What is asked. Can you set down, exactly as they appear below, the lines from the opening of the material through the one bearing "bias_v = list(range(-40, 41))", minus the pictures?

[Start of Information supplied]

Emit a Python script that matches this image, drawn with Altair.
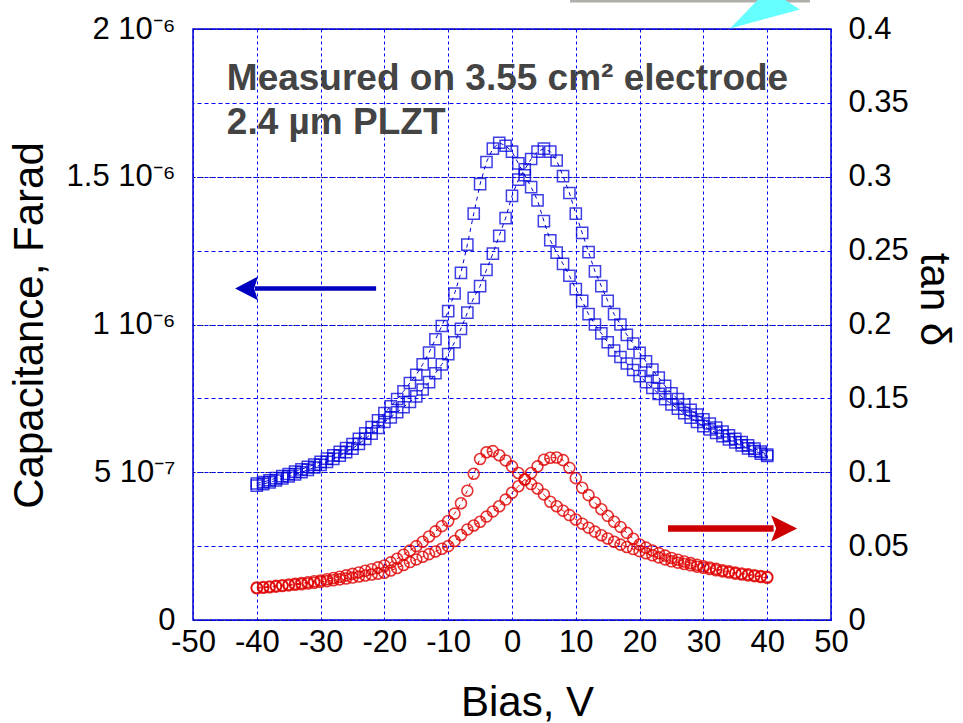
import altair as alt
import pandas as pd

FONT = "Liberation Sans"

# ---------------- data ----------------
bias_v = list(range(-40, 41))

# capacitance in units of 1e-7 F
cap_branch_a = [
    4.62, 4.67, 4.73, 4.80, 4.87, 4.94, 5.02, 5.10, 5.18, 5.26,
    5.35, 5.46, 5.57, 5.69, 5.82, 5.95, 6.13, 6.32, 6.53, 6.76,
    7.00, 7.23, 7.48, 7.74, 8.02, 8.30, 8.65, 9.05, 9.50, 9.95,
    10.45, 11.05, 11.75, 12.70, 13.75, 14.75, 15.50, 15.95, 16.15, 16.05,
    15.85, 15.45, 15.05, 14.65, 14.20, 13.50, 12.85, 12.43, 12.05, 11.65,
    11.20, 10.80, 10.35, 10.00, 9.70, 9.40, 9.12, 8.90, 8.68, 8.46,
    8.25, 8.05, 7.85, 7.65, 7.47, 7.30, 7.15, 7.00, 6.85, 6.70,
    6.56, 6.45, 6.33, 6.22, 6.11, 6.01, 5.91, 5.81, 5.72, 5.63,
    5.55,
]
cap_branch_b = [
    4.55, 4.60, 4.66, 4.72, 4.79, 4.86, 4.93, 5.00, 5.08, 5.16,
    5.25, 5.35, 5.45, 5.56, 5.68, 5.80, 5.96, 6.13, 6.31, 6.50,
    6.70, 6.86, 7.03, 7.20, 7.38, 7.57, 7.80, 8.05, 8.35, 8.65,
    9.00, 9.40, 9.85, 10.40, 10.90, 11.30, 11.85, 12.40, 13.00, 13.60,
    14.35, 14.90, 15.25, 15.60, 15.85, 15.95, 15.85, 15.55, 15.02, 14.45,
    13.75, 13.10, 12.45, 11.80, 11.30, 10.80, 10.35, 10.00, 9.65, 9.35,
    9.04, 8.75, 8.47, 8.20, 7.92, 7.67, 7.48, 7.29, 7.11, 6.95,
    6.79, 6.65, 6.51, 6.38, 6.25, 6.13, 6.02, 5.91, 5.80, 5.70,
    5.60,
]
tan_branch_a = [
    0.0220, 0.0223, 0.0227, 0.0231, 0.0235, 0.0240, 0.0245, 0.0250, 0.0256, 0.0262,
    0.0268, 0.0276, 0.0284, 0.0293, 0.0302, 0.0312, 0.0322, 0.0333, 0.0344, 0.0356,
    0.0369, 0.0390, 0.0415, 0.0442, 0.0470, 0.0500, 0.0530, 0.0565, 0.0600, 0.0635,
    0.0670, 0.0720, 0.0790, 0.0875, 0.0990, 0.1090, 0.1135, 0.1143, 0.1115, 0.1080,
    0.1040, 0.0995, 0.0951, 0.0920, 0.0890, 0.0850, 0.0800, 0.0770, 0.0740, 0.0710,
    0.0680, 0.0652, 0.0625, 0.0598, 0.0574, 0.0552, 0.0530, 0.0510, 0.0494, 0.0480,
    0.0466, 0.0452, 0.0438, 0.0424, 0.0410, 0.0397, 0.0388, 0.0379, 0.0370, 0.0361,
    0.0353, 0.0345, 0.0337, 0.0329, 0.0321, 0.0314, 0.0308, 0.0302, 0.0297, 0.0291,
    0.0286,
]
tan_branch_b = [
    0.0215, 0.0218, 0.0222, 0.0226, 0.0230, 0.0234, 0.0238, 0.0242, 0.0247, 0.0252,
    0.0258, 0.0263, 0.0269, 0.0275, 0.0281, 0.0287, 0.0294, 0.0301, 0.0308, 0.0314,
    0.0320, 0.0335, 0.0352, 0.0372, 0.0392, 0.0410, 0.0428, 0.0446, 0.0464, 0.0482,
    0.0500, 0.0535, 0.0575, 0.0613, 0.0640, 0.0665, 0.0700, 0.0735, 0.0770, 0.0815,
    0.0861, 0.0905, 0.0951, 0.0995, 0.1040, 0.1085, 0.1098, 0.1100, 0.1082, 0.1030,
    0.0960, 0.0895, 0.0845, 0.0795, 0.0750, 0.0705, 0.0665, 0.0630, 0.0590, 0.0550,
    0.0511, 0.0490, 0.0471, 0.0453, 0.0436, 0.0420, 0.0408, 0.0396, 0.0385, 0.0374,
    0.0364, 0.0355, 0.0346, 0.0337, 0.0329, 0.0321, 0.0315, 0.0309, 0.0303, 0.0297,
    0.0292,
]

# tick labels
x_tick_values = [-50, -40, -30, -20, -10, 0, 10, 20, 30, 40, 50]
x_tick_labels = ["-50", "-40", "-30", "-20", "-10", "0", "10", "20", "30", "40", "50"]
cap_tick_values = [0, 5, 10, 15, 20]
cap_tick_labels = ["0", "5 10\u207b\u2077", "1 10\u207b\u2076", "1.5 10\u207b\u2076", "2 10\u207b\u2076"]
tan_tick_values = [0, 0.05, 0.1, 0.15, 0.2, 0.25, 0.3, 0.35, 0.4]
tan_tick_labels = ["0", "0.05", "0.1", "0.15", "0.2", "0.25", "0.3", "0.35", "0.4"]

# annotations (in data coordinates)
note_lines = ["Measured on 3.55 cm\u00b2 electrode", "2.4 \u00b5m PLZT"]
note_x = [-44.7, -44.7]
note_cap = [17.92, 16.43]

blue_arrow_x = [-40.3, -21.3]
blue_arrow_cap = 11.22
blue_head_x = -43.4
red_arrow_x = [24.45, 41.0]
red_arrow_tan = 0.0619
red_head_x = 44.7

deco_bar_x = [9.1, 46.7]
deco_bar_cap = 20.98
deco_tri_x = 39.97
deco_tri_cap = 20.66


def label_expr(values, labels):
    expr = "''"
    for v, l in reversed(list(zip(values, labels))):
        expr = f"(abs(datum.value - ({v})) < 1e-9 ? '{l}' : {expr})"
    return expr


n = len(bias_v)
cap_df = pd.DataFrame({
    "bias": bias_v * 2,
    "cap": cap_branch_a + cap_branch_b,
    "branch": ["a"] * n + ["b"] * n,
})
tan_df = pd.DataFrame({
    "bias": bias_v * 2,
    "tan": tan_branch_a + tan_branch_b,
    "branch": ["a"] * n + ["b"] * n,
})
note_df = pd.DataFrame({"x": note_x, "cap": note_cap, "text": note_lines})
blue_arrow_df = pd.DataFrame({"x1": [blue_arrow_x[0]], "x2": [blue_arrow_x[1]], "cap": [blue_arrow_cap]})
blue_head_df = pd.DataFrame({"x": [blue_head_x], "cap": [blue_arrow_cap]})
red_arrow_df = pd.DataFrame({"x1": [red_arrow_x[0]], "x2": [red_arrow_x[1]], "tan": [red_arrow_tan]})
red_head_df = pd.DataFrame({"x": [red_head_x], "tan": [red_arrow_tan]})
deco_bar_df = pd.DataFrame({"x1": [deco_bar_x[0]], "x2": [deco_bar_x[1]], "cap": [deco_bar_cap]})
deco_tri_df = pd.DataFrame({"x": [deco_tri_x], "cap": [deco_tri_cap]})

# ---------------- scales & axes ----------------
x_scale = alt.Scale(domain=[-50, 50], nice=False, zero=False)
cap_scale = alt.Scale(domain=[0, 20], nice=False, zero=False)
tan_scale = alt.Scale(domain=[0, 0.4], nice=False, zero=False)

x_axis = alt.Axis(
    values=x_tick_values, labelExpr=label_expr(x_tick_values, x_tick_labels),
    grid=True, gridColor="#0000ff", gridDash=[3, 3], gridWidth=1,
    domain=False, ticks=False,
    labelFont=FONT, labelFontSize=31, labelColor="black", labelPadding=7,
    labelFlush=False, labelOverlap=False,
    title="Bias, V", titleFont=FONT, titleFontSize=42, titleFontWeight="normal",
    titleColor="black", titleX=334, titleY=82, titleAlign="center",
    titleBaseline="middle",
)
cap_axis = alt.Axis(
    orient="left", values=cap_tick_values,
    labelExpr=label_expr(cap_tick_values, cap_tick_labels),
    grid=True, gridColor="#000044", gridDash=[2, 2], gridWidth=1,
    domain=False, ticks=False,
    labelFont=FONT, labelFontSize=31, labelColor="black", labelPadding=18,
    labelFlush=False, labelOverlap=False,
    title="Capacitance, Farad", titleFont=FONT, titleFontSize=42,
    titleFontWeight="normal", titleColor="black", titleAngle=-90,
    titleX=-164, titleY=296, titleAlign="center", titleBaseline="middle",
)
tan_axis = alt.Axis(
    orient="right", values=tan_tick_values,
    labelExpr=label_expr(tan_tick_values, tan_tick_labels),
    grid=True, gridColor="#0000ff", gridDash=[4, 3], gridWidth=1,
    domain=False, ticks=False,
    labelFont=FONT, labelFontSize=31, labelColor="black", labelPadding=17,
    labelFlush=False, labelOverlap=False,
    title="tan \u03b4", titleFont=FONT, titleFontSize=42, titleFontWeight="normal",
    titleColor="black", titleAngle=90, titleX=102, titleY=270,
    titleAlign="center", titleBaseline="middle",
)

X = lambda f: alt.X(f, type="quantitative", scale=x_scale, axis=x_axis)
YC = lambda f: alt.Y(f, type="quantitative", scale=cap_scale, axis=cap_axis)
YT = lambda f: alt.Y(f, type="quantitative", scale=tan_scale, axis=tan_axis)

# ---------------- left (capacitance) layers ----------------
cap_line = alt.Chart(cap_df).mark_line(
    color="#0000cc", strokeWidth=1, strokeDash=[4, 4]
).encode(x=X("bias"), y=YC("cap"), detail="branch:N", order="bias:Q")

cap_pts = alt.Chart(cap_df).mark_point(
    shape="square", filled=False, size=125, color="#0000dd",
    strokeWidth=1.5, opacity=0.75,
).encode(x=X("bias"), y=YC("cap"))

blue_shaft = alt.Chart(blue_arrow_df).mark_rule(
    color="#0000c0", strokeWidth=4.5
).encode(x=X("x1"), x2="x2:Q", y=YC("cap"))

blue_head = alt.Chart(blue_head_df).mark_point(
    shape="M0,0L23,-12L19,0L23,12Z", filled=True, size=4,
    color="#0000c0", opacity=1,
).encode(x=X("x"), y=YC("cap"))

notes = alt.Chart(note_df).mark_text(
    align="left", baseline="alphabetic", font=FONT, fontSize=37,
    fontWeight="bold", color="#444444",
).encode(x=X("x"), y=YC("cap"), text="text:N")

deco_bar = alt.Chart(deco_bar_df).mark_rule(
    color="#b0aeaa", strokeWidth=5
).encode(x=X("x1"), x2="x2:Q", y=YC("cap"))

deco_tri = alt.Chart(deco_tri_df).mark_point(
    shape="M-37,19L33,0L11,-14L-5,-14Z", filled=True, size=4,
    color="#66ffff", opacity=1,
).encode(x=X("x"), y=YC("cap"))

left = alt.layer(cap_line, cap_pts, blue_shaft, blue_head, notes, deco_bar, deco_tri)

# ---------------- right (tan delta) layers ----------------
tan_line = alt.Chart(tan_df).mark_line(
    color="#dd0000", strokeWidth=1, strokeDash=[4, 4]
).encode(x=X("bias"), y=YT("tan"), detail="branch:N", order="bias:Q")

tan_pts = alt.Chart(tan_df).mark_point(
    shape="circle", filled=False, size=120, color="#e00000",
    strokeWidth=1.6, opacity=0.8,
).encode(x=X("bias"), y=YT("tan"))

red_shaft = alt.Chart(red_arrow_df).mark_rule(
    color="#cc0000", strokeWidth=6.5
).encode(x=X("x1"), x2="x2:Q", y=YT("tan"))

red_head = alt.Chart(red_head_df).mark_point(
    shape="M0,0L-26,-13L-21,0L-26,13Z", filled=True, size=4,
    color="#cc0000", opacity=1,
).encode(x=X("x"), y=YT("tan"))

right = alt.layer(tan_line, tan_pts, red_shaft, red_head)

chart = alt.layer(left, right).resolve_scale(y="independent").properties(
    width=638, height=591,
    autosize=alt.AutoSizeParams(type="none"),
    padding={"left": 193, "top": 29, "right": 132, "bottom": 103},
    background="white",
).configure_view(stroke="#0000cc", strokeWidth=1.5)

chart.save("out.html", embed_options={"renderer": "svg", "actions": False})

[End of Information supplied]

Result of the task.
Emit a Python script that matches this image, drawn with Altair.
import altair as alt
import pandas as pd

FONT = "Liberation Sans"

# ---------------- data ----------------
bias_v = list(range(-40, 41))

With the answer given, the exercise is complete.